===== DATA TO USE

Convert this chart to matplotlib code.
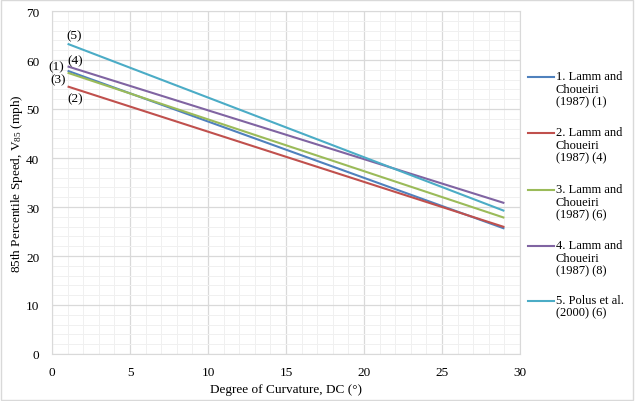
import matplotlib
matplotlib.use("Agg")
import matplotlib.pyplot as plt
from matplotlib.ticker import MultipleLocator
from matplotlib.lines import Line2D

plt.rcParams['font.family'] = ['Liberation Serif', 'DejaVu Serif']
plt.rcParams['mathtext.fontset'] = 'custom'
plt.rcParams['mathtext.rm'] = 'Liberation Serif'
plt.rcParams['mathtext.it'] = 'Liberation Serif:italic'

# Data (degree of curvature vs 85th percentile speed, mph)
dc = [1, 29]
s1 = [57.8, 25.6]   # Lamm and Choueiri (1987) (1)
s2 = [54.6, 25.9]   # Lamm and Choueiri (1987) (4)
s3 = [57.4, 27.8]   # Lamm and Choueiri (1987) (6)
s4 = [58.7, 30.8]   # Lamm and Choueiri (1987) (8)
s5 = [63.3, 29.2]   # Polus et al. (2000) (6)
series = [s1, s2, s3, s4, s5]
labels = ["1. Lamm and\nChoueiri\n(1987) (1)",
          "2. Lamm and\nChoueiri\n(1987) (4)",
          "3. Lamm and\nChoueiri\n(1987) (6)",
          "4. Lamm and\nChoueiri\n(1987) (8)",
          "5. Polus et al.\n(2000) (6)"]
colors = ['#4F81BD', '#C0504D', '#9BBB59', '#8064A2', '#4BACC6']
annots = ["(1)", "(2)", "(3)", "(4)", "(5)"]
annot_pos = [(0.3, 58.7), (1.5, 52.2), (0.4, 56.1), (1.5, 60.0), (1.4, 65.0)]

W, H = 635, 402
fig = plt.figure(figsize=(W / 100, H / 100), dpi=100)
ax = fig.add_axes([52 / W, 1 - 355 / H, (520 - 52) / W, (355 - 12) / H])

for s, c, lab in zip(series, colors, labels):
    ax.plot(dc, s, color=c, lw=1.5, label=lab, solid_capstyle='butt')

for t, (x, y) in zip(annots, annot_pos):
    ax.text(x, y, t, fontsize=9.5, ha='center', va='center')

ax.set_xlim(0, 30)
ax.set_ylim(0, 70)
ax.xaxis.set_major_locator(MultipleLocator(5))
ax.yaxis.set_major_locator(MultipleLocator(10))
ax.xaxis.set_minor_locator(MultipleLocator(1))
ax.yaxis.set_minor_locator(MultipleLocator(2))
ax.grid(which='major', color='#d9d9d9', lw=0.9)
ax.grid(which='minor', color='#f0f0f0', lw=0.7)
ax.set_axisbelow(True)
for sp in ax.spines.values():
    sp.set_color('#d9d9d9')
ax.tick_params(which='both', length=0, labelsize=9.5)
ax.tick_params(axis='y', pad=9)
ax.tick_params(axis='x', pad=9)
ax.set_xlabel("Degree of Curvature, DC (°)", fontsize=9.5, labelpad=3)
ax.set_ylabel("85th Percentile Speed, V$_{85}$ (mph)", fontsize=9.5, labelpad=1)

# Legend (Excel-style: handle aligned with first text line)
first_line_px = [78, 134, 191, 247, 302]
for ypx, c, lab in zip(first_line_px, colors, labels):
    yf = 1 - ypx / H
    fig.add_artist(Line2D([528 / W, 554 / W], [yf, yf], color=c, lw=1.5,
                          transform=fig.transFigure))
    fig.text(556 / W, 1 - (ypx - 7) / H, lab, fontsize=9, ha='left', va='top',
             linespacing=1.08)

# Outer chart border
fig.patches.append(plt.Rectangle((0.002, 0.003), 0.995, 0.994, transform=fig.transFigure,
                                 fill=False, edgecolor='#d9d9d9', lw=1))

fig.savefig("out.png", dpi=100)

==========
===== DATA TO USE

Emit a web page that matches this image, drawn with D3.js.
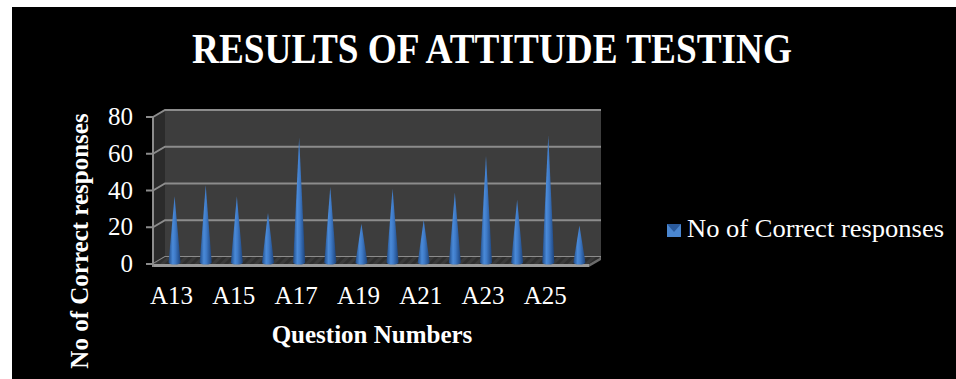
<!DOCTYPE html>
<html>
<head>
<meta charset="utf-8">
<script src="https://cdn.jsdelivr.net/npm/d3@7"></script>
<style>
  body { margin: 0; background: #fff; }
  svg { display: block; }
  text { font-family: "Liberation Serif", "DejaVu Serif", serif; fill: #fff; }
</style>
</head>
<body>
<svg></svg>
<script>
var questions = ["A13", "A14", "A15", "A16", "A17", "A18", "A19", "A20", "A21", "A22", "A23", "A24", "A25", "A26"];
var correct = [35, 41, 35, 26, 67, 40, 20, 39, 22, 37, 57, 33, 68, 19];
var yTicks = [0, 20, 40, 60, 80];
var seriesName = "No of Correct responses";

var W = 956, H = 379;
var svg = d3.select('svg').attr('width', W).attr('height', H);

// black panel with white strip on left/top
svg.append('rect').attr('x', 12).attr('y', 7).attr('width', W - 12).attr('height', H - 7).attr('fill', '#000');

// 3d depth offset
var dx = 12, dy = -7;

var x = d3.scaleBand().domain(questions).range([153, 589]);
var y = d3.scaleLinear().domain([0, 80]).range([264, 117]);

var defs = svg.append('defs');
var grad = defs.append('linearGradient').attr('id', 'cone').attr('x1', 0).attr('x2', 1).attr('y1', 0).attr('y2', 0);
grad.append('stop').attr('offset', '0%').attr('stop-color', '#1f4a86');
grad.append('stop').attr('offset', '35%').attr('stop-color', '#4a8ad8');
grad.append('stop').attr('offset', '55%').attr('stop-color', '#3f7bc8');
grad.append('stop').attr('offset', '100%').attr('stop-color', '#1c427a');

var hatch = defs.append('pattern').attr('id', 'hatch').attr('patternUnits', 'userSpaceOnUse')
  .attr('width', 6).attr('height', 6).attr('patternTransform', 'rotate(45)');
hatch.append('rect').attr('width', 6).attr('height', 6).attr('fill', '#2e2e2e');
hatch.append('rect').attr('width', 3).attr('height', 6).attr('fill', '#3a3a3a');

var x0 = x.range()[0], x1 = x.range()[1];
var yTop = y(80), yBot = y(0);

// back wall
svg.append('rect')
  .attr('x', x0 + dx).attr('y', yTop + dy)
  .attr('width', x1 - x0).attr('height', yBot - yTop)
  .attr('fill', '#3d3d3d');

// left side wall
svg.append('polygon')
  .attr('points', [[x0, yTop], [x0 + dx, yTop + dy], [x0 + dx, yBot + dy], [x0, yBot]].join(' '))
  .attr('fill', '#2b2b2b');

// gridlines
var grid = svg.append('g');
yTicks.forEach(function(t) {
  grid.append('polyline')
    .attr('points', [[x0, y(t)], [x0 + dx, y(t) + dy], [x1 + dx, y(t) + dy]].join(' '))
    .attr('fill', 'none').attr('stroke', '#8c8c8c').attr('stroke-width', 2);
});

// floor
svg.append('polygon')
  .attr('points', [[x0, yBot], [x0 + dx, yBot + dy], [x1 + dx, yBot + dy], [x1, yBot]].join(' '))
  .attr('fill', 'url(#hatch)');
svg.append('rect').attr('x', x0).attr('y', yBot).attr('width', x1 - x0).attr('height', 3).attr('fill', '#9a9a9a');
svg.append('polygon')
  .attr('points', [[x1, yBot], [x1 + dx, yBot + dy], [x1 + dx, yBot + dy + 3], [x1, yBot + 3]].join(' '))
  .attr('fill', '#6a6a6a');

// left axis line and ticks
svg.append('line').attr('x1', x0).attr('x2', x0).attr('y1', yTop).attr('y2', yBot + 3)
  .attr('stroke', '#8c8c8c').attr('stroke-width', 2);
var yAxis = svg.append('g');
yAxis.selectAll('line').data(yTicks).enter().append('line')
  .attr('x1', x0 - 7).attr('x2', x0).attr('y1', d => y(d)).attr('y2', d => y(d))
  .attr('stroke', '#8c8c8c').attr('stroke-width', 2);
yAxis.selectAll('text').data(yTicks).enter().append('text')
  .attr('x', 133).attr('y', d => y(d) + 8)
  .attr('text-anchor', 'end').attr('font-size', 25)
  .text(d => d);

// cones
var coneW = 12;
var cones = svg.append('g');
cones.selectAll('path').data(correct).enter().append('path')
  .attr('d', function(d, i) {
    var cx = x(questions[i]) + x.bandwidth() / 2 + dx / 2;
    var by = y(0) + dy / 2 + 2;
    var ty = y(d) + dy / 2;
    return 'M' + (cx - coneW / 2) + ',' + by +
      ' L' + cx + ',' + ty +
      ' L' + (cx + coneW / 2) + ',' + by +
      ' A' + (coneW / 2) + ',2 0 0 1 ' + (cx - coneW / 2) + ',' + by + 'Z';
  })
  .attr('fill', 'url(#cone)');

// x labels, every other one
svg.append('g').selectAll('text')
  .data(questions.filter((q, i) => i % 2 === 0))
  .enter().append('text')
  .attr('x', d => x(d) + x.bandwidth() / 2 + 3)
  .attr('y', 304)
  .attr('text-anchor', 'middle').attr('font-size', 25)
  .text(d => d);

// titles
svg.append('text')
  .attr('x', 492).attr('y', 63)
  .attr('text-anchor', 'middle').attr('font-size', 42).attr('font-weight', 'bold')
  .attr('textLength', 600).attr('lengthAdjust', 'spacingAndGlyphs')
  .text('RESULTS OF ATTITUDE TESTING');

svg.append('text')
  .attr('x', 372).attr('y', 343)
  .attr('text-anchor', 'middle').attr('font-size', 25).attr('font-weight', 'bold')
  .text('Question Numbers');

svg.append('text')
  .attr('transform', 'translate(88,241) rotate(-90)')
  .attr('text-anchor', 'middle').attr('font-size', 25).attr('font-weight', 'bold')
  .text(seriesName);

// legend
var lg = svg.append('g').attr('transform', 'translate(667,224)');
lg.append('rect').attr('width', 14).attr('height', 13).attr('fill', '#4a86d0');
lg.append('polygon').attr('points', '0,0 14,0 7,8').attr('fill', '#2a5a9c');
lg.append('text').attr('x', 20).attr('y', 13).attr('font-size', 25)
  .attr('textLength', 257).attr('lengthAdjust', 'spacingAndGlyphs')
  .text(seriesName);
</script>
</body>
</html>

==========

▸ **TASK**:
Quote the lines above exactly, starting with the one that has "Convert this chart to matplotlib code." and ending with the one that has "ax.text(x, y, t, fontsize=9.5, ha='center', va='center')"; drop the pictures and include nothing else.

▸ **RESPONSE TO THE EXERCISE**:
Convert this chart to matplotlib code.
import matplotlib
matplotlib.use("Agg")
import matplotlib.pyplot as plt
from matplotlib.ticker import MultipleLocator
from matplotlib.lines import Line2D

plt.rcParams['font.family'] = ['Liberation Serif', 'DejaVu Serif']
plt.rcParams['mathtext.fontset'] = 'custom'
plt.rcParams['mathtext.rm'] = 'Liberation Serif'
plt.rcParams['mathtext.it'] = 'Liberation Serif:italic'

# Data (degree of curvature vs 85th percentile speed, mph)
dc = [1, 29]
s1 = [57.8, 25.6]   # Lamm and Choueiri (1987) (1)
s2 = [54.6, 25.9]   # Lamm and Choueiri (1987) (4)
s3 = [57.4, 27.8]   # Lamm and Choueiri (1987) (6)
s4 = [58.7, 30.8]   # Lamm and Choueiri (1987) (8)
s5 = [63.3, 29.2]   # Polus et al. (2000) (6)
series = [s1, s2, s3, s4, s5]
labels = ["1. Lamm and\nChoueiri\n(1987) (1)",
          "2. Lamm and\nChoueiri\n(1987) (4)",
          "3. Lamm and\nChoueiri\n(1987) (6)",
          "4. Lamm and\nChoueiri\n(1987) (8)",
          "5. Polus et al.\n(2000) (6)"]
colors = ['#4F81BD', '#C0504D', '#9BBB59', '#8064A2', '#4BACC6']
annots = ["(1)", "(2)", "(3)", "(4)", "(5)"]
annot_pos = [(0.3, 58.7), (1.5, 52.2), (0.4, 56.1), (1.5, 60.0), (1.4, 65.0)]

W, H = 635, 402
fig = plt.figure(figsize=(W / 100, H / 100), dpi=100)
ax = fig.add_axes([52 / W, 1 - 355 / H, (520 - 52) / W, (355 - 12) / H])

for s, c, lab in zip(series, colors, labels):
    ax.plot(dc, s, color=c, lw=1.5, label=lab, solid_capstyle='butt')

for t, (x, y) in zip(annots, annot_pos):
    ax.text(x, y, t, fontsize=9.5, ha='center', va='center')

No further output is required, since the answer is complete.